Tuesday, March 31, 2015

Things I'm Supposed To Be Learning From My Children

This post was inspired a year ago by my friend Kirsta.  And it's been running around my head since.  Because every parent knows the golden caveat of raising children is figuring out what stellar qualities your offspring can teach you - aside from patience.

Here's my list...    


Greg works with the scouts in our church and they organize campouts every month.  He and his leaders have one firm rule with the boys - if you want a fire, you provide the fuel along with the matches/lighter.  Greg and his leaders hate the lingering, smoky smell on their clothes and gear.  And in all the 5+ years Greg has been in this position, not one scout has had the foresight or the ingenuity to organize a fire. 

Enter my oldest son.

He's the only scout who brings a decked out first aid kit, tested compass, Swiss-army knife and so much gear hanging off his belt he would shame MacGyver.  The picture above does him justice. He'll cover great distances - OF HIS OWN FREE WILL - to accomplish whatever project he's working on.  In this case it was the valued firewood that no other scout cared to uncover.

His resourceful mind is inspiring.  Creativity, gumption and delightful inventiveness. 

Sometimes I want to package him up in our family survival kit and keep him on the shelf.  Because we'll survive as long he's in our midst.  


My second offspring is my rock of justice. 

My moral compass.

He constantly reminds me to stay on the straight and narrow path of obedience.

Never before have I encountered a soul who sees the world so clearly between right and wrong.  Black and white.  If unfairness ever happens to cross his path, justice must be swiftly and resolutely dispensed.  He does have an abundance of mercy and he's more than happy to see compassion played out - but in the end, truth must always triumph. 

One of my favorite past times is presenting my son with stories where there is no moral absolute.  It's great fun to watch the wheels go momentarily out of sync in his brain.  And yet his conclusions always impress me with their creative insight.   


My daughter exhibits almost zero inhibitions - in the best sense of the word.

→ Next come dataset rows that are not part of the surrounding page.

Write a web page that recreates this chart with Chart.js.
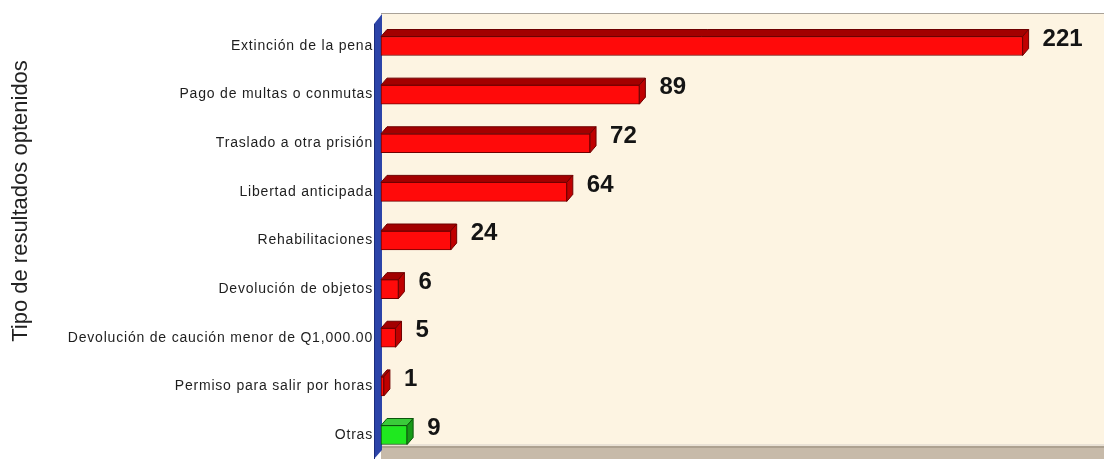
<!DOCTYPE html>
<html>
<head>
<meta charset="utf-8">
<script src="https://cdn.jsdelivr.net/npm/chart.js@4.4.1/dist/chart.umd.min.js"></script>
<style>
  html, body { margin: 0; padding: 0; background: #fff; }
  #wrap { width: 1104px; height: 459px; }
</style>
</head>
<body>
<div id="wrap"><canvas id="c"></canvas></div>
<script>
  const categories = [
    "Extinción de la pena",
    "Pago de multas o conmutas",
    "Traslado a otra prisión",
    "Libertad anticipada",
    "Rehabilitaciones",
    "Devolución de objetos",
    "Devolución de caución menor de Q1,000.00",
    "Permiso para salir por horas",
    "Otras"
  ];
  const values = [221, 89, 72, 64, 24, 6, 5, 1, 9];
  const axisMax = 248;
  const axisTitle = "Tipo de resultados optenidos";

  const DEPTH_X = 6, DEPTH_Y = 7;
  const red = { front: "#ff0a0a", top: "#a30000", side: "#c00000", edge: "#6e0000" };
  const green = { front: "#1fe81f", top: "#3acb3a", side: "#179a17", edge: "#0b560b" };
  const palette = categories.map(c => c === "Otras" ? green : red);

  // background, floor and the blue side wall
  const backdrop = {
    id: "backdrop",
    beforeDraw(chart) {
      const ctx = chart.ctx, a = chart.chartArea;
      ctx.save();
      ctx.letterSpacing = "0px";
      ctx.fillStyle = "#ffffff";
      ctx.fillRect(0, 0, chart.width, chart.height);
      ctx.fillStyle = "#fdf4e2";
      ctx.fillRect(a.left, 14, chart.width - a.left, 432);
      ctx.fillStyle = "#a9a298";
      ctx.fillRect(a.left, 13, chart.width - a.left, 1);
      ctx.fillStyle = "#e9e1d5";
      ctx.fillRect(a.left, 444, chart.width - a.left, 2);
      ctx.fillStyle = "#ada190";
      ctx.fillRect(a.left, 446, chart.width - a.left, 2);
      ctx.fillStyle = "#c7baa9";
      ctx.fillRect(a.left, 448, chart.width - a.left, 11);
      // wall
      ctx.fillStyle = "#2c44a8";
      ctx.beginPath();
      ctx.moveTo(a.left - 7, 24);
      ctx.lineTo(a.left + 1, 14);
      ctx.lineTo(a.left + 1, 450);
      ctx.lineTo(a.left - 7, 459);
      ctx.closePath();
      ctx.fill();
      ctx.strokeStyle = "#1b2c7c";
      ctx.lineWidth = 1;
      ctx.beginPath();
      ctx.moveTo(a.left - 6.5, 24);
      ctx.lineTo(a.left - 6.5, 459);
      ctx.stroke();
      ctx.restore();
      ctx.letterSpacing = "0.8px";
    },
    afterDraw(chart) {
      const ctx = chart.ctx;
      ctx.save();
      ctx.letterSpacing = "0px";
      ctx.translate(27, 201);
      ctx.rotate(-Math.PI / 2);
      ctx.font = '22px Arial, "Liberation Sans", sans-serif';
      ctx.fillStyle = "#222";
      ctx.textAlign = "center";
      ctx.textBaseline = "alphabetic";
      ctx.fillText(axisTitle, 0, 0);
      ctx.restore();
    }
  };

  // top and right faces of the bars, plus value labels
  const bars3d = {
    id: "bars3d",
    afterDatasetsDraw(chart) {
      const ctx = chart.ctx;
      const meta = chart.getDatasetMeta(0);
      ctx.save();
      ctx.letterSpacing = "0px";
      meta.data.forEach((bar, i) => {
        const p = palette[i];
        const top = bar.y - bar.height / 2, bottom = bar.y + bar.height / 2;
        const x0 = bar.base, x1 = bar.x;
        ctx.lineWidth = 1;
        ctx.strokeStyle = p.edge;
        ctx.fillStyle = p.top;
        ctx.beginPath();
        ctx.moveTo(x0, top);
        ctx.lineTo(x1, top);
        ctx.lineTo(x1 + DEPTH_X, top - DEPTH_Y);
        ctx.lineTo(x0 + DEPTH_X, top - DEPTH_Y);
        ctx.closePath();
        ctx.fill();
        ctx.stroke();
        ctx.fillStyle = p.side;
        ctx.beginPath();
        ctx.moveTo(x1, top);
        ctx.lineTo(x1 + DEPTH_X, top - DEPTH_Y);
        ctx.lineTo(x1 + DEPTH_X, bottom - DEPTH_Y);
        ctx.lineTo(x1, bottom);
        ctx.closePath();
        ctx.fill();
        ctx.stroke();

        ctx.fillStyle = "#141414";
        ctx.font = 'bold 24px Arial, "Liberation Sans", sans-serif';
        ctx.textAlign = "left";
        ctx.textBaseline = "middle";
        ctx.fillText(String(values[i]), x1 + DEPTH_X + 14, bar.y - 7);
      });
      ctx.restore();
    }
  };

  new Chart(document.getElementById("c"), {
    type: "bar",
    data: {
      labels: categories,
      datasets: [{
        data: values,
        backgroundColor: palette.map(p => p.front),
        borderColor: palette.map(p => p.edge),
        borderWidth: 1,
        borderSkipped: false,
        barThickness: 19,
        clip: false
      }]
    },
    options: {
      indexAxis: "y",
      responsive: true,
      maintainAspectRatio: false,
      animation: false,
      devicePixelRatio: 1,
      layout: { padding: { top: 46, bottom: 24, left: 0, right: 3 } },
      plugins: { legend: { display: false }, tooltip: { enabled: false } },
      scales: {
        x: { display: false, min: 0, max: axisMax },
        y: {
          offset: false,
          grid: { display: false, drawTicks: false },
          border: { display: false },
          ticks: {
            padding: 8,
            color: "#1e1e1e",
            font: { family: 'Arial, "Liberation Sans", sans-serif', size: 14 }
          },
          afterFit(scale) { scale.width = 381; }
        }
      }
    },
    plugins: [backdrop, bars3d]
  });
</script>
</body>
</html>
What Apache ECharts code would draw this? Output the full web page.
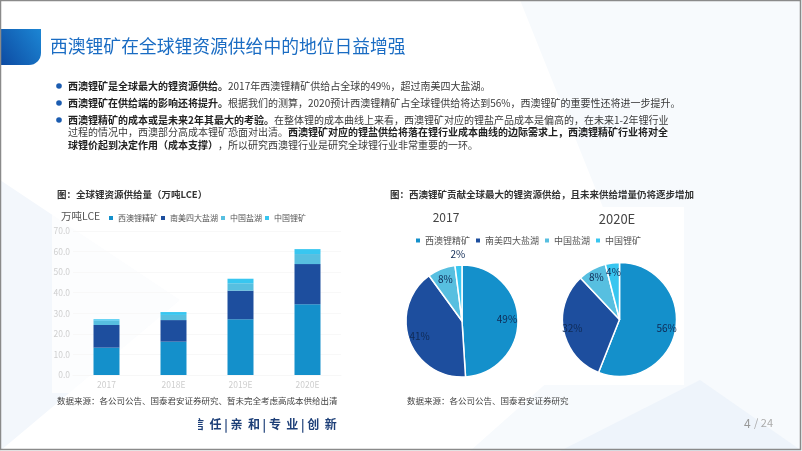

This is totally opposite of her mother.

I'd rethink and agonize over every word coming out of my mouth and movement of limb. 

In this respect, she teaches me confidence.  She teaches me not to be afraid.  She teaches me there is no shame ridding off into the sunset, sashaying hips with elaborate flair while burping a random song in a sibling's face.  She doesn't worry about how it looks, what's appropriate or how a "girl" should act - even though she so desperately, whole-heartedly adores all things pink, purple and "girly".

My daughter lives her life as though she has never experienced a single moment of self doubt.  Wouldn't it be nice to have that?


Bubbs is our saving grace.  Our soft corner.  Our sweet voice at the end of our hectic day. 

Bubbs is easy to learn from because he simply loves us.  Of all my children, Bubbs has no qualms saying, "I love you" - and he'll tell you oftentimes when you need it most.    

His prayers are never about him, always about his siblings and their needs.  He loves his family without any restrictions or prejudice.  He truly wants you to know how much you mean to him.

We could all use more of that behavior towards others.